A short history of green screens: “The Incredible Hulk aside, human skin doesn’t come in these shades. So when editors switch out all the chroma-key blue or green in a frame and add their interpolated images, the transition is smooth.”
“The most distinguished female psychologist of the 20th century—whose pioneering research discredited the ‘archival’ model of human memory and established our understanding of memories as malleable rather than fixed—was canceled in 2020.” Julia Yost tells the story in Compact:
Elizabeth Loftus had appeared before a Manhattan court to describe “the misinformation effect” and the ease with which false memories can be implanted “in the minds of otherwise ordinary, healthy people”—concepts that typify her body of research, hardly news to her colleagues at the University of California, Irvine, or her peers in the National Academy of Sciences. But this time, she had spoken as a witness for the defense in The People of New York v. Harvey Weinstein. A scheduled talk at the New York University psychology department was called off. A colleague at Irvine demanded, “Harvey Weinstein—how could you?” Irvine law students generated a petition decrying Loftus’s efforts “to further traumatize and disenfranchize survivors” and demanding that the administration “address the acute problem of Elizabeth Loftus.” The New Yorker observed that, however authoritative, Loftus’s body of research “collides with our traumatic moment.”

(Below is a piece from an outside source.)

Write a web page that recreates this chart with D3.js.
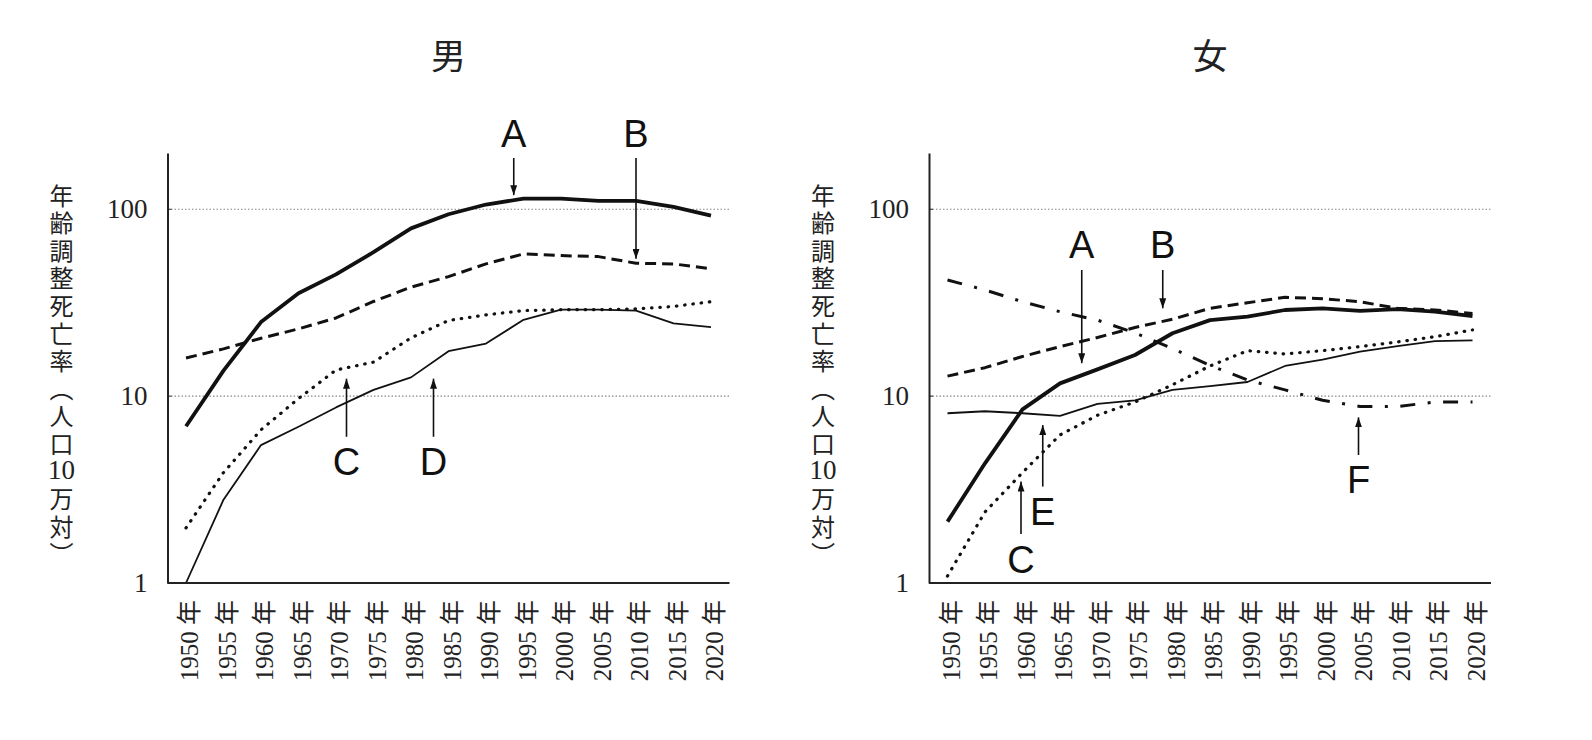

John Maier reviews Sam Knight’s The Premonitions Bureau: “In the wake of catastrophe, however random or unpredictable, one of the first things people can be relied upon to do is look around for somebody to blame.”
Revisiting Eudora Welty’s The Optimist’s Daughter at 50: “It is a rich and daring work, written in a straightforward style and narrative that few ambitious novelists today would risk out of fear of appearing ordinary. Welty had no such fear.”
The man who built his own cathedral: “For nearly 60 years, a former monk toiled almost single-handedly on an extraordinary building outside Madrid. Is it a folly or a masterpiece?”
Christopher Scalia on the Doobie Brothers: “If Donald Rumsfeld were a rock critic, he might have observed that there are bands you know, bands you don’t know, and bands you don’t know you know. For many people, the Doobie Brothers fall into that third category.”